[Dataset records]
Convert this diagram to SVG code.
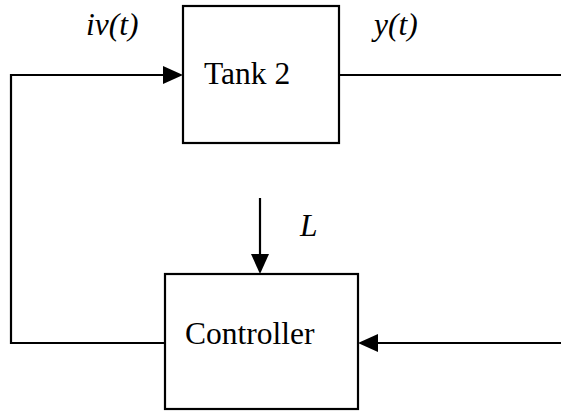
<svg xmlns="http://www.w3.org/2000/svg" width="561" height="412" viewBox="0 0 561 412">
<style>
.box{fill:#fff;stroke:#000;stroke-width:2.2}
.ln{fill:none;stroke:#000;stroke-width:2.2}
.ah{fill:#000;stroke:none}
.t{font-family:'Liberation Serif','Times New Roman',serif;font-size:31.5px;fill:#000}
.i{font-style:italic}
</style>
<rect width="561" height="412" fill="#fff"/>
<g id="connectors">
<polyline class="ln" points="165,343 11,343 11,75 165,75"/>
<polygon class="ah" points="183,75 163,66 163,84"/>
<line class="ln" x1="339" y1="75" x2="561" y2="75"/>
<line class="ln" x1="561" y1="343" x2="376" y2="343"/>
<polygon class="ah" points="358,343 378,334 378,352"/>
<line class="ln" x1="260" y1="198" x2="260" y2="256"/>
<polygon class="ah" points="260,274 251,254 269,254"/>
</g>
<g id="labels">
<text class="t i" x="86" y="35">iv(t)</text>
<text class="t i" x="374" y="35">y(t)</text>
<text class="t i" x="300" y="236">L</text>
</g>
<g id="tank2">
<rect class="box" x="183" y="6" width="156" height="137"/>
<text class="t" x="204" y="84">Tank 2</text>
</g>
<g id="controller">
<rect class="box" x="165" y="274" width="193" height="135"/>
<text class="t" x="185" y="344">Controller</text>
</g>
</svg>
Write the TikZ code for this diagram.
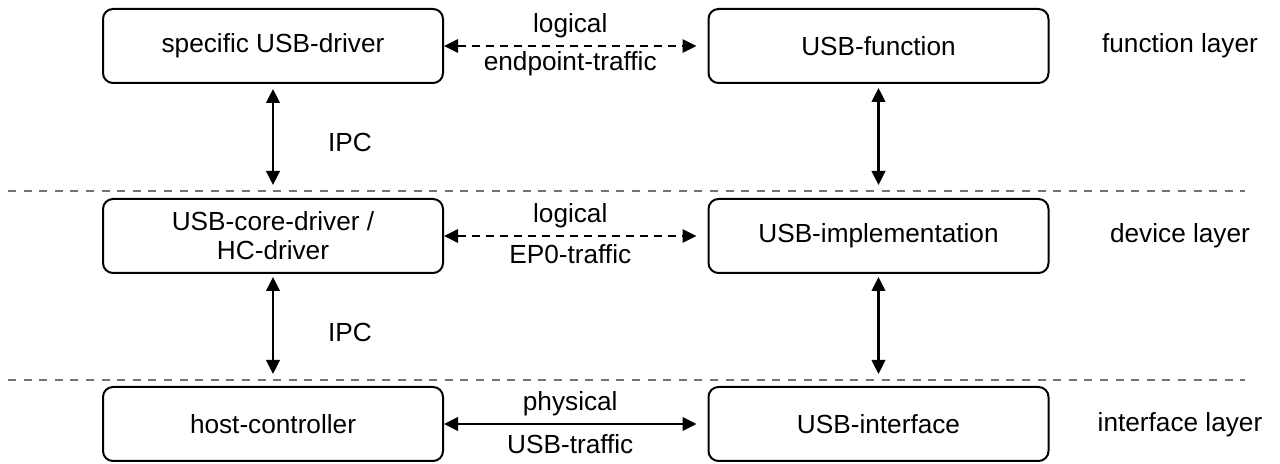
\documentclass[tikz,border=0pt]{standalone}
\usepackage{fontspec}
\setmainfont{Liberation Sans}
\usetikzlibrary{arrows.meta}
\begin{document}
\begin{tikzpicture}[x=0.5pt,y=-0.5pt,
  box/.style={draw, line width=1pt, rounded corners=5pt, minimum width=170pt,
    minimum height=37pt, inner sep=0pt, align=center,
    font=\fontsize{13.1}{14.5}\selectfont},
  lbl/.style={font=\fontsize{13.1}{14}\selectfont, inner sep=0pt},
  tip/.tip={Triangle[length=7pt,width=6.8pt]},
  link/.style={line width=1.1pt, tip-tip},
  soft/.style={line width=0.6pt, dash pattern=on 4pt off 3pt, tip-tip},
  sep/.style={line width=0.6pt, black!55, dash pattern=on 4pt off 3.8pt}]
\useasboundingbox (0,0) rectangle (1280,464);

% layer separators
\coordinate (s1a) at (8,191);
\coordinate (s1b) at (1245,191);
\coordinate (s2a) at (8,380);
\coordinate (s2b) at (1245,380);
\draw[sep] (s1a) -- (s1b);
\draw[sep] (s2a) -- (s2b);

% host side and device side
\node[box] (drv)  at (273,46)   {specific USB-driver};
\node[box] (fun)  at (878.5,46) {USB-function};
\node[box] (core) at (273,236)  {USB-core-driver /\\HC-driver};
\node[box] (impl) at (878.5,236){USB-implementation};
\node[box] (hc)   at (273,424)  {host-controller};
\node[box] (ifc)  at (878.5,424){USB-interface};

% layer names
\node[lbl] (l1) at (1180,46)  {function layer};
\node[lbl] (l2) at (1180,236) {device layer};
\node[lbl] (l3) at (1180,425) {interface layer};

% horizontal traffic
\draw[soft] (drv.east) -- ([xshift=-5.5pt]fun.west)
  node[midway, lbl, yshift=10pt] (t1a) {logical}
  node[midway, lbl, yshift=-9pt] (t1b) {endpoint-traffic};
\draw[soft] (core.east) -- ([xshift=-5.5pt]impl.west)
  node[midway, lbl, yshift=10pt] (t2a) {logical}
  node[midway, lbl, yshift=-9pt] (t2b) {EP0-traffic};
\draw[link] (hc.east) -- ([xshift=-5.5pt]ifc.west)
  node[midway, lbl, yshift=10pt] (t3a) {physical}
  node[midway, lbl, yshift=-10pt] (t3b) {USB-traffic};

% vertical links
\coordinate (e1) at (273,185);
\coordinate (e2) at (878.5,185);
\coordinate (e3) at (273,374);
\coordinate (e4) at (878.5,374);
\draw[link] ([yshift=-2.5pt]drv.south) -- (e1);
\draw[link] ([yshift=-2pt]fun.south) -- (e2);
\draw[link] ([yshift=-1.5pt]core.south) -- (e3);
\draw[link] ([yshift=-1.5pt]impl.south) -- (e4);

\node[lbl] (ipc1) at (350,142) {IPC};
\node[lbl] (ipc2) at (350,332) {IPC};
\end{tikzpicture}
\end{document}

### What to produce:
Give back exactly the lines from the one containing "Write the TikZ code for this diagram." to the one containing "(0,0) rectangle (1280,464);", both included, and no pictures.

### Solution to this problem:
Write the TikZ code for this diagram.
\documentclass[tikz,border=0pt]{standalone}
\usepackage{fontspec}
\setmainfont{Liberation Sans}
\usetikzlibrary{arrows.meta}
\begin{document}
\begin{tikzpicture}[x=0.5pt,y=-0.5pt,
  box/.style={draw, line width=1pt, rounded corners=5pt, minimum width=170pt,
    minimum height=37pt, inner sep=0pt, align=center,
    font=\fontsize{13.1}{14.5}\selectfont},
  lbl/.style={font=\fontsize{13.1}{14}\selectfont, inner sep=0pt},
  tip/.tip={Triangle[length=7pt,width=6.8pt]},
  link/.style={line width=1.1pt, tip-tip},
  soft/.style={line width=0.6pt, dash pattern=on 4pt off 3pt, tip-tip},
  sep/.style={line width=0.6pt, black!55, dash pattern=on 4pt off 3.8pt}]
\useasboundingbox (0,0) rectangle (1280,464);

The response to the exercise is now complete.